◆ TASK BRIEF ◆
Write out the material exactly, leaving every picture behind.

◆ MATERIAL ◆
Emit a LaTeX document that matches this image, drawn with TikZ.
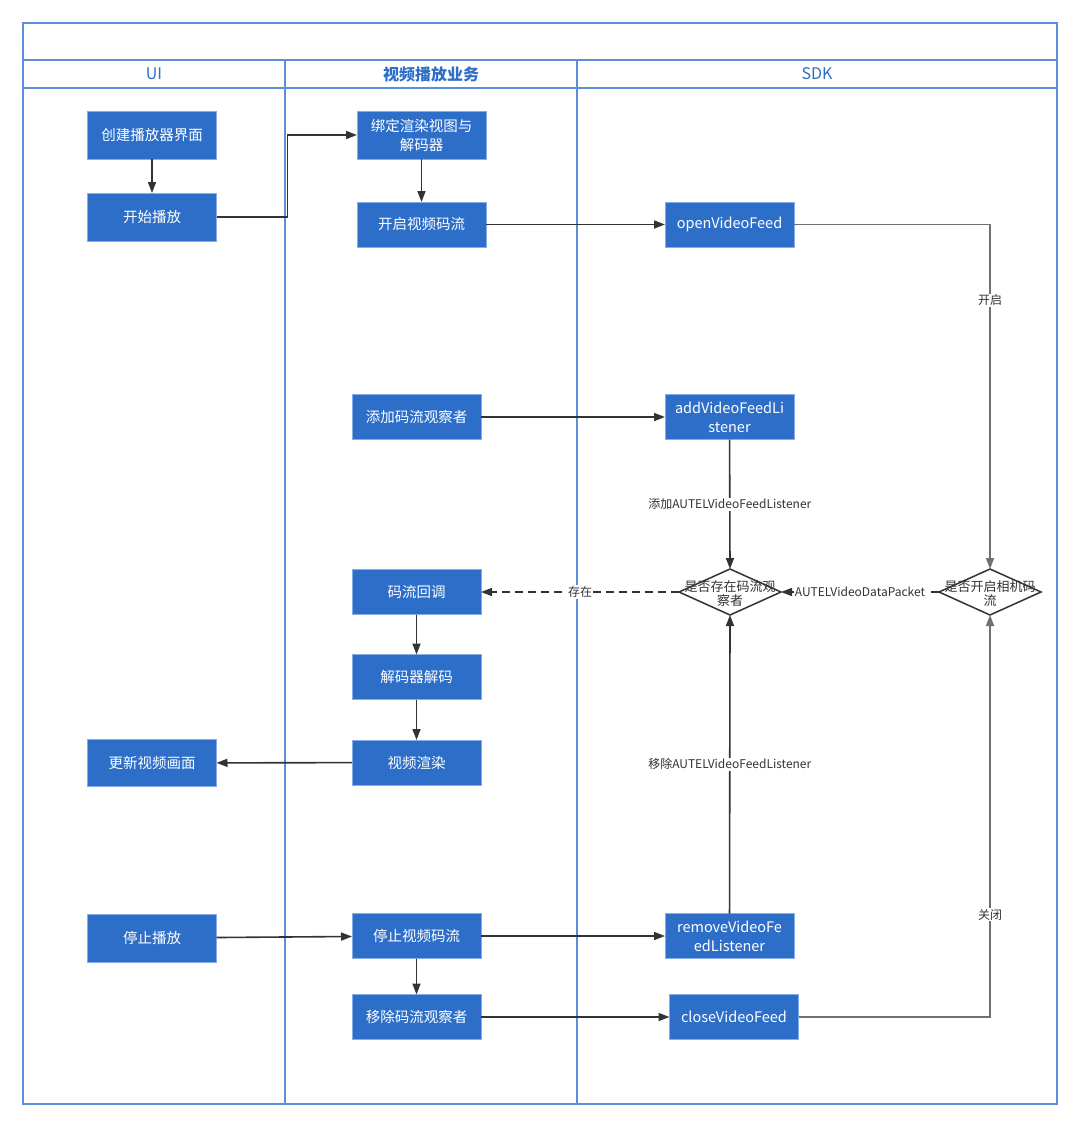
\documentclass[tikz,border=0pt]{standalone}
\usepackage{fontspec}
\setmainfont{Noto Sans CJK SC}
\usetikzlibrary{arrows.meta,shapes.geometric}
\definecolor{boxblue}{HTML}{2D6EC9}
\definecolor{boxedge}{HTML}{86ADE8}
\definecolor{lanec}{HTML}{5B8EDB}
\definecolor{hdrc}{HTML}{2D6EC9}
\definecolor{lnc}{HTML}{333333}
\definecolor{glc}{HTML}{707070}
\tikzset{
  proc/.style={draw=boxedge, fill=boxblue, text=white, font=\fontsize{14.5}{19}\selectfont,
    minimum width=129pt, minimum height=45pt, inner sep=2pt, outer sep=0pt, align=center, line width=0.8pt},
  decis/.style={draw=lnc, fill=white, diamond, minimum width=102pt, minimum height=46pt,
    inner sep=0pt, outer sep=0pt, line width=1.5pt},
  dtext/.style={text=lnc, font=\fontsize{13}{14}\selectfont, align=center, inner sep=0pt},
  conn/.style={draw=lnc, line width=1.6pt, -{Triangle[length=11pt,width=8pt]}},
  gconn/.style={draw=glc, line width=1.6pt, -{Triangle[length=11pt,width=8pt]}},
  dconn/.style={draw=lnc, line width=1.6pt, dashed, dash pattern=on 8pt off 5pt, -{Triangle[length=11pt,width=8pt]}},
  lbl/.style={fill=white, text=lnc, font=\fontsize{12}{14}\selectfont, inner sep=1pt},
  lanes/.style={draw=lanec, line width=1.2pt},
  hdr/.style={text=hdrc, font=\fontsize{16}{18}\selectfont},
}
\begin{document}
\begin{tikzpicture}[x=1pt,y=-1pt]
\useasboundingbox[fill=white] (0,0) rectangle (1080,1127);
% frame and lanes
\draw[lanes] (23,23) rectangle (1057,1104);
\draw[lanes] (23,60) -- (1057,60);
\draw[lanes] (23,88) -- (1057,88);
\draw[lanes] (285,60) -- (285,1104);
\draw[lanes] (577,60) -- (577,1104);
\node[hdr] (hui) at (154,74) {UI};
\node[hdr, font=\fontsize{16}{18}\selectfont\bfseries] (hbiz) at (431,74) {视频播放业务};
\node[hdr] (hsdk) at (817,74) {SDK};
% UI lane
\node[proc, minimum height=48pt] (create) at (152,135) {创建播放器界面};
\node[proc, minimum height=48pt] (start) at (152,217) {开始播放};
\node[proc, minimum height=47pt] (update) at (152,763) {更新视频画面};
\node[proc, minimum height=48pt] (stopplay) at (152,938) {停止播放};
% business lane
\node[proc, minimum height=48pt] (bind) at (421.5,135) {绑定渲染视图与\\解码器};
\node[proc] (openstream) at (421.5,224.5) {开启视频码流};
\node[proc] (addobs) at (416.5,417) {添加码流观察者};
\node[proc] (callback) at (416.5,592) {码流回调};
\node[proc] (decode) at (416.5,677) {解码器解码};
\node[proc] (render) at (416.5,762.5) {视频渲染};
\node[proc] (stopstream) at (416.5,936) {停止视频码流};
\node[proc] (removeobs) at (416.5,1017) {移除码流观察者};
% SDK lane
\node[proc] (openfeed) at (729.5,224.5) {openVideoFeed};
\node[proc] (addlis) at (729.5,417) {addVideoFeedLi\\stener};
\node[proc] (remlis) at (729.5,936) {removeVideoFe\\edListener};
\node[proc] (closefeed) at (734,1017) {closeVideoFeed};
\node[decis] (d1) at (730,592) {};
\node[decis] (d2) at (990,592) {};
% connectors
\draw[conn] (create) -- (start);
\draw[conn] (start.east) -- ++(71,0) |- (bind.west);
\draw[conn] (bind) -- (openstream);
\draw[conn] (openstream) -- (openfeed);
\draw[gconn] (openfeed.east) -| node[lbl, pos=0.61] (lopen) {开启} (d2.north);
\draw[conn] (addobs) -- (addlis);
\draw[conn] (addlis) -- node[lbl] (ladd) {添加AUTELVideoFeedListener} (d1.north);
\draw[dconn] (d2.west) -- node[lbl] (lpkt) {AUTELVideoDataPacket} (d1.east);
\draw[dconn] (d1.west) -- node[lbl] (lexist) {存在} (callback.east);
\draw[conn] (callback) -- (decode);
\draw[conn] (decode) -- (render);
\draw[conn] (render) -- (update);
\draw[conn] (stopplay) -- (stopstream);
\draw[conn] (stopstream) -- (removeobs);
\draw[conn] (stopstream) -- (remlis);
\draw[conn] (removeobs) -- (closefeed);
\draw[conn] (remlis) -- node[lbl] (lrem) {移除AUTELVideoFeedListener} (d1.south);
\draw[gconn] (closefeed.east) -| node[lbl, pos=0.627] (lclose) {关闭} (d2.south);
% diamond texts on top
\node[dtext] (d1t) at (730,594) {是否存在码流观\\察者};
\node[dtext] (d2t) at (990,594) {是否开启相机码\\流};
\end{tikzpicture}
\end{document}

◆ EXERCISE RESPONSE ◆
Emit a LaTeX document that matches this image, drawn with TikZ.
\documentclass[tikz,border=0pt]{standalone}
\usepackage{fontspec}
\setmainfont{Noto Sans CJK SC}
\usetikzlibrary{arrows.meta,shapes.geometric}
\definecolor{boxblue}{HTML}{2D6EC9}
\definecolor{boxedge}{HTML}{86ADE8}
\definecolor{lanec}{HTML}{5B8EDB}
\definecolor{hdrc}{HTML}{2D6EC9}
\definecolor{lnc}{HTML}{333333}
\definecolor{glc}{HTML}{707070}
\tikzset{
  proc/.style={draw=boxedge, fill=boxblue, text=white, font=\fontsize{14.5}{19}\selectfont,
    minimum width=129pt, minimum height=45pt, inner sep=2pt, outer sep=0pt, align=center, line width=0.8pt},
  decis/.style={draw=lnc, fill=white, diamond, minimum width=102pt, minimum height=46pt,
    inner sep=0pt, outer sep=0pt, line width=1.5pt},
  dtext/.style={text=lnc, font=\fontsize{13}{14}\selectfont, align=center, inner sep=0pt},
  conn/.style={draw=lnc, line width=1.6pt, -{Triangle[length=11pt,width=8pt]}},
  gconn/.style={draw=glc, line width=1.6pt, -{Triangle[length=11pt,width=8pt]}},
  dconn/.style={draw=lnc, line width=1.6pt, dashed, dash pattern=on 8pt off 5pt, -{Triangle[length=11pt,width=8pt]}},
  lbl/.style={fill=white, text=lnc, font=\fontsize{12}{14}\selectfont, inner sep=1pt},
  lanes/.style={draw=lanec, line width=1.2pt},
  hdr/.style={text=hdrc, font=\fontsize{16}{18}\selectfont},
}
\begin{document}
\begin{tikzpicture}[x=1pt,y=-1pt]
\useasboundingbox[fill=white] (0,0) rectangle (1080,1127);
% frame and lanes
\draw[lanes] (23,23) rectangle (1057,1104);
\draw[lanes] (23,60) -- (1057,60);
\draw[lanes] (23,88) -- (1057,88);
\draw[lanes] (285,60) -- (285,1104);
\draw[lanes] (577,60) -- (577,1104);
\node[hdr] (hui) at (154,74) {UI};
\node[hdr, font=\fontsize{16}{18}\selectfont\bfseries] (hbiz) at (431,74) {视频播放业务};
\node[hdr] (hsdk) at (817,74) {SDK};
% UI lane
\node[proc, minimum height=48pt] (create) at (152,135) {创建播放器界面};
\node[proc, minimum height=48pt] (start) at (152,217) {开始播放};
\node[proc, minimum height=47pt] (update) at (152,763) {更新视频画面};
\node[proc, minimum height=48pt] (stopplay) at (152,938) {停止播放};
% business lane
\node[proc, minimum height=48pt] (bind) at (421.5,135) {绑定渲染视图与\\解码器};
\node[proc] (openstream) at (421.5,224.5) {开启视频码流};
\node[proc] (addobs) at (416.5,417) {添加码流观察者};
\node[proc] (callback) at (416.5,592) {码流回调};
\node[proc] (decode) at (416.5,677) {解码器解码};
\node[proc] (render) at (416.5,762.5) {视频渲染};
\node[proc] (stopstream) at (416.5,936) {停止视频码流};
\node[proc] (removeobs) at (416.5,1017) {移除码流观察者};
% SDK lane
\node[proc] (openfeed) at (729.5,224.5) {openVideoFeed};
\node[proc] (addlis) at (729.5,417) {addVideoFeedLi\\stener};
\node[proc] (remlis) at (729.5,936) {removeVideoFe\\edListener};
\node[proc] (closefeed) at (734,1017) {closeVideoFeed};
\node[decis] (d1) at (730,592) {};
\node[decis] (d2) at (990,592) {};
% connectors
\draw[conn] (create) -- (start);
\draw[conn] (start.east) -- ++(71,0) |- (bind.west);
\draw[conn] (bind) -- (openstream);
\draw[conn] (openstream) -- (openfeed);
\draw[gconn] (openfeed.east) -| node[lbl, pos=0.61] (lopen) {开启} (d2.north);
\draw[conn] (addobs) -- (addlis);
\draw[conn] (addlis) -- node[lbl] (ladd) {添加AUTELVideoFeedListener} (d1.north);
\draw[dconn] (d2.west) -- node[lbl] (lpkt) {AUTELVideoDataPacket} (d1.east);
\draw[dconn] (d1.west) -- node[lbl] (lexist) {存在} (callback.east);
\draw[conn] (callback) -- (decode);
\draw[conn] (decode) -- (render);
\draw[conn] (render) -- (update);
\draw[conn] (stopplay) -- (stopstream);
\draw[conn] (stopstream) -- (removeobs);
\draw[conn] (stopstream) -- (remlis);
\draw[conn] (removeobs) -- (closefeed);
\draw[conn] (remlis) -- node[lbl] (lrem) {移除AUTELVideoFeedListener} (d1.south);
\draw[gconn] (closefeed.east) -| node[lbl, pos=0.627] (lclose) {关闭} (d2.south);
% diamond texts on top
\node[dtext] (d1t) at (730,594) {是否存在码流观\\察者};
\node[dtext] (d2t) at (990,594) {是否开启相机码\\流};
\end{tikzpicture}
\end{document}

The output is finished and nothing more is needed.